Task details -
Retype only what runs from the first line of the records to the line with "plt.rcParams['mathtext.default'] = 'rm'", inclusive, and no pictures.

───── Material for this task

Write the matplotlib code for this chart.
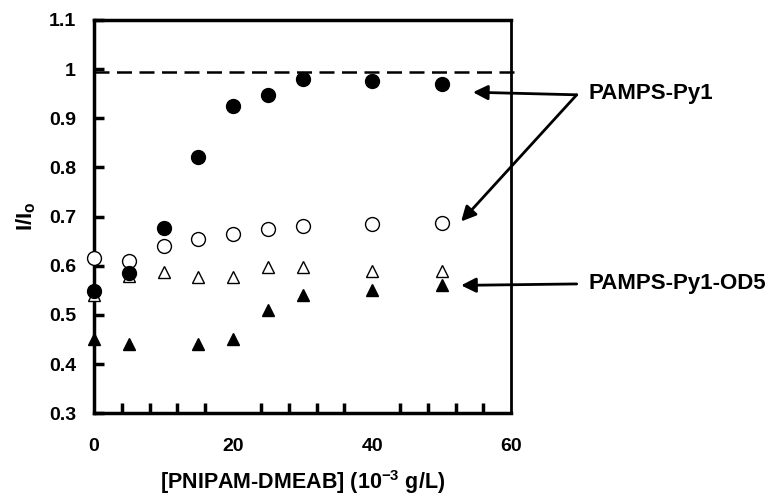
import numpy as np
import matplotlib.pyplot as plt

plt.rcParams['font.family'] = ['Liberation Sans', 'DejaVu Sans']
plt.rcParams['font.weight'] = 'bold'
plt.rcParams['axes.labelweight'] = 'bold'
plt.rcParams['mathtext.fontset'] = 'custom'
plt.rcParams['mathtext.rm'] = 'Liberation Sans:bold'
plt.rcParams['mathtext.it'] = 'Liberation Sans:bold'
plt.rcParams['mathtext.default'] = 'rm'

conc = [0, 5, 10, 15, 20, 25, 30, 40, 50]
py1_filled = [0.548, 0.585, 0.677, 0.822, 0.925, 0.948, 0.980, 0.975, 0.970]
py1_open = [0.615, 0.610, 0.640, 0.655, 0.665, 0.675, 0.680, 0.685, 0.687]
od5_open = [0.540, 0.580, 0.588, 0.578, 0.578, 0.598, 0.598, 0.590, 0.590]
conc_od5_filled = [0, 5, 15, 20, 25, 30, 40, 50]
od5_filled = [0.450, 0.440, 0.440, 0.450, 0.510, 0.540, 0.550, 0.560]
ref_level = 0.995

fig = plt.figure(figsize=(7.71, 4.99), dpi=100)
ax = fig.add_axes([0.122, 0.172, 0.541, 0.788])

ax.plot([0, 61], [ref_level, ref_level], ls=(0, (6, 3)), color='black', lw=1.8,
        clip_on=False, zorder=1)

ax.plot(conc, od5_open, '^', ms=9, mfc='white', mec='black', mew=1, clip_on=False, zorder=3)
ax.plot(conc_od5_filled, od5_filled, '^', ms=9, mfc='black', mec='black', clip_on=False, zorder=3)
ax.plot(conc, py1_open, 'o', ms=10, mfc='white', mec='black', mew=1, clip_on=False, zorder=4)
ax.plot(conc, py1_filled, 'o', ms=10, mfc='black', mec='black', clip_on=False, zorder=5)

ax.set_xlim(0, 60)
ax.set_ylim(0.3, 1.1)
ax.set_xticks([0, 20, 40, 60])
ax.set_xticks(np.arange(0, 61, 4), minor=True)
ax.set_yticks(np.arange(0.3, 1.11, 0.1))
ax.set_yticklabels(['0.3', '0.4', '0.5', '0.6', '0.7', '0.8', '0.9', '1', '1.1'])
ax.tick_params(axis='x', which='both', direction='in', length=7, width=2.5, top=False,
               labelsize=14, pad=18)
ax.tick_params(axis='x', which='major', length=0)
ax.tick_params(axis='y', which='both', direction='in', length=7, width=2.5, right=False,
               labelsize=14, pad=13)
for side in ['left', 'bottom', 'top']:
    ax.spines[side].set_linewidth(2.5)
ax.spines['right'].set_linewidth(2)

ax.set_xlabel('[PNIPAM-DMEAB] (10$^{-3}$ g/L)', fontsize=15.5, labelpad=9)
ax.set_ylabel('I/I$_{o}$', fontsize=16, labelpad=8)

arrow = dict(arrowstyle='-|>', color='black', lw=2, mutation_scale=22, shrinkA=0, shrinkB=0)
fig.text(0.763, 0.813, 'PAMPS-Py1', fontsize=16, fontweight='bold', va='center')
ax.annotate('', xy=(54.5, 0.953), xytext=(0.748, 0.81), textcoords='figure fraction',
            arrowprops=arrow, annotation_clip=False)
ax.annotate('', xy=(52.8, 0.690), xytext=(0.748, 0.81), textcoords='figure fraction',
            arrowprops=arrow, annotation_clip=False)
fig.text(0.763, 0.432, 'PAMPS-Py1-OD5', fontsize=16, fontweight='bold', va='center')
ax.annotate('', xy=(52.8, 0.560), xytext=(0.748, 0.431), textcoords='figure fraction',
            arrowprops=arrow, annotation_clip=False)

fig.savefig('out.png', dpi=100)
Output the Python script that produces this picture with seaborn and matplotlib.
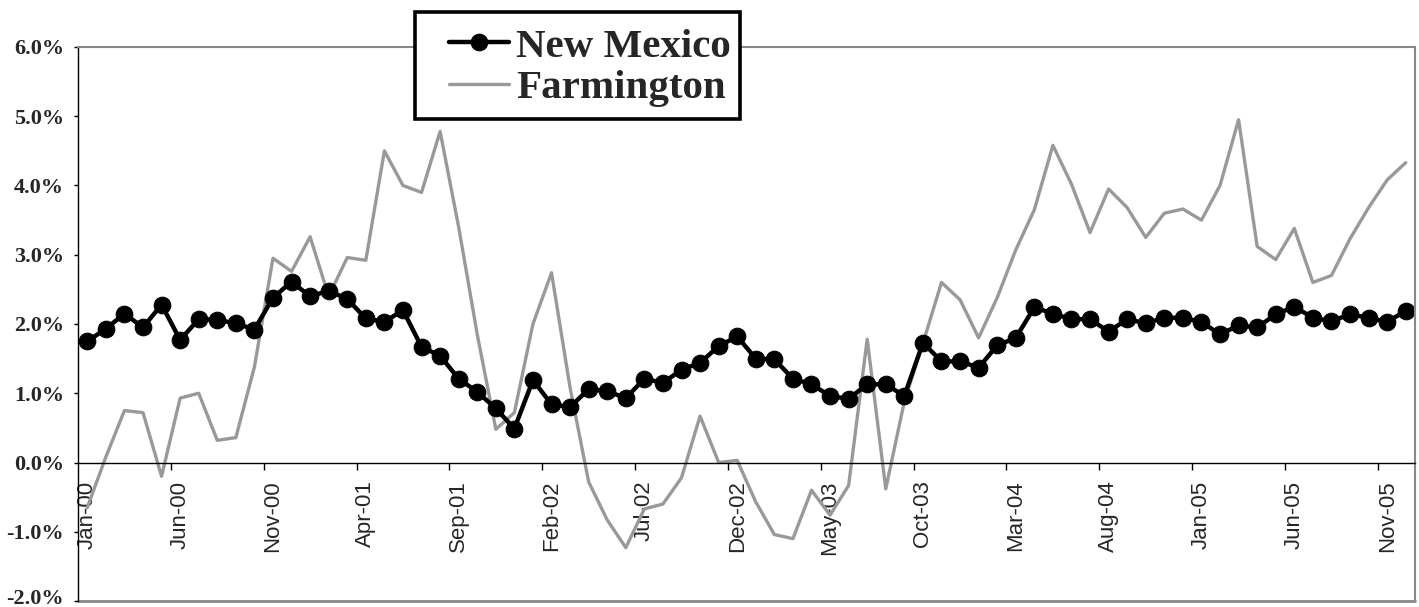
import numpy as np
import pandas as pd
import matplotlib
matplotlib.use("Agg")
import matplotlib.pyplot as plt
import matplotlib.patches as mpatches
import matplotlib.transforms as mtransforms
import seaborn as sns

# ---- data -------------------------------------------------------------
months = pd.date_range("2000-01-01", periods=72, freq="MS").strftime("%b-%y").tolist()

new_mexico = [
    1.75, 1.93, 2.15, 1.95, 2.28, 1.77, 2.07, 2.06, 2.01, 1.92,
    2.38, 2.61, 2.40, 2.48, 2.36, 2.08, 2.03, 2.20, 1.67, 1.54,
    1.21, 1.02, 0.78, 0.49, 1.19, 0.84, 0.80, 1.06, 1.03, 0.93,
    1.21, 1.15, 1.34, 1.44, 1.68, 1.82, 1.50, 1.49, 1.21, 1.13,
    0.96, 0.92, 1.13, 1.13, 0.96, 1.73, 1.46, 1.46, 1.37, 1.69,
    1.80, 2.24, 2.15, 2.07, 2.07, 1.89, 2.07, 2.01, 2.09, 2.09,
    2.03, 1.85, 1.98, 1.95, 2.14, 2.25, 2.09, 2.04, 2.14, 2.09,
    2.03, 2.19,
]

farmington = [
    -0.65, 0.08, 0.75, 0.72, -0.20, 0.93, 1.00, 0.32, 0.36, 1.38,
    2.95, 2.76, 3.26, 2.40, 2.96, 2.92, 4.50, 4.00, 3.90, 4.78,
    3.40, 1.85, 0.48, 0.72, 2.00, 2.74, 1.08, -0.28, -0.83, -1.23,
    -0.67, -0.60, -0.22, 0.67, 0.00, 0.03, -0.57, -1.04, -1.10, -0.40,
    -0.76, -0.33, 1.78, -0.38, 0.88, 1.72, 2.60, 2.35, 1.80, 2.38,
    3.07, 3.65, 4.58, 4.02, 3.32, 3.95, 3.68, 3.25, 3.60, 3.66,
    3.50, 4.00, 4.95, 3.12, 2.93, 3.38, 2.60, 2.70, 3.23, 3.68,
    4.08, 4.33,
]

y_ticks = [-2, -1, 0, 1, 2, 3, 4, 5, 6]
label_every = 5

df = pd.DataFrame({
    "idx": np.arange(len(months)),
    "month": months,
    "New Mexico": new_mexico,
    "Farmington": farmington,
})

# ---- style ------------------------------------------------------------
sns.set_style("white")
plt.rcParams["font.family"] = ["Liberation Serif", "DejaVu Serif"]

W, H = 1419, 607
fig = plt.figure(figsize=(W / 100, H / 100), dpi=100)
ax = fig.add_axes([78 / W, 6 / H, (1415 - 78) / W, (601 - 47) / H])

sns.lineplot(data=df, x="idx", y="Farmington", color="#999999", linewidth=2.4,
             ax=ax, label="Farmington")
sns.lineplot(data=df, x="idx", y="New Mexico", color="black", linewidth=3.2,
             marker="o", markersize=12, markeredgecolor="black",
             markerfacecolor="black", ax=ax, label="New Mexico")

n = len(months)
ax.set_xlim(-0.5, n - 0.5)
ax.set_ylim(-2, 6)
ax.set_xlabel("")
ax.set_ylabel("")

# spines
ax.spines["bottom"].set_position(("data", 0))
ax.spines["bottom"].set_color("black")
ax.spines["bottom"].set_linewidth(1.0)
ax.spines["left"].set_color("black")
ax.spines["left"].set_linewidth(1.0)
for s in ("top", "right"):
    ax.spines[s].set_color("#888888")
    ax.spines[s].set_linewidth(1.5)
ax.axhline(-2, color="#888888", linewidth=2.0, clip_on=False, zorder=0)

# x ticks: marks at category boundaries, labels at category centres
bounds = [k - 0.5 for k in range(label_every, n, label_every)]
ax.set_xticks(bounds)
ax.set_xticklabels([""] * len(bounds))
centres = list(range(0, n, label_every))
ax.set_xticks(centres, minor=True)
ax.set_xticklabels([months[i] for i in centres], minor=True, rotation=90,
                   family="Liberation Sans", fontsize=16, va="top", ha="center")
ax.tick_params(axis="x", which="major", direction="out", length=5, width=1,
               color="black", bottom=True)
ax.tick_params(axis="x", which="minor", length=0, pad=13, bottom=True)

ax.set_yticks(y_ticks)
ax.set_yticklabels([f"{v:.1f}%" for v in y_ticks], fontsize=16,
                   fontweight="bold", family="Liberation Serif")
ax.tick_params(axis="y", direction="out", length=3, width=1, color="black",
               left=True, pad=7)
ax.grid(False)
# lift the lowest label slightly so it stays inside the picture
low = ax.get_yticklabels()[0]
low.set_transform(low.get_transform() +
                  mtransforms.ScaledTranslation(0, 4 / 100, fig.dpi_scale_trans))

# legend box (Excel style, asymmetric padding)
box = mpatches.Rectangle((415 / W, 1 - 119 / H), (740 - 415) / W, (119 - 12) / H,
                         transform=fig.transFigure, facecolor="white",
                         edgecolor="black", linewidth=2.6, clip_on=False,
                         zorder=9)
ax.add_patch(box)

handles, labels = ax.get_legend_handles_labels()
order = [labels.index("New Mexico"), labels.index("Farmington")]
leg = ax.legend([handles[i] for i in order], [labels[i] for i in order],
                loc="upper left", bbox_to_anchor=(449 / W, 1 - 28 / H),
                bbox_transform=fig.transFigure,
                prop={"family": "Liberation Serif", "weight": "bold", "size": 29.5},
                frameon=False, borderpad=0, labelspacing=0.09,
                handlelength=1.46, handletextpad=0.17, borderaxespad=0)
leg.set_zorder(10)

fig.savefig("out.png", dpi=100, facecolor="white")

──────────

Output -
Write the matplotlib code for this chart.
import numpy as np
import matplotlib.pyplot as plt

plt.rcParams['font.family'] = ['Liberation Sans', 'DejaVu Sans']
plt.rcParams['font.weight'] = 'bold'
plt.rcParams['axes.labelweight'] = 'bold'
plt.rcParams['mathtext.fontset'] = 'custom'
plt.rcParams['mathtext.rm'] = 'Liberation Sans:bold'
plt.rcParams['mathtext.it'] = 'Liberation Sans:bold'
plt.rcParams['mathtext.default'] = 'rm'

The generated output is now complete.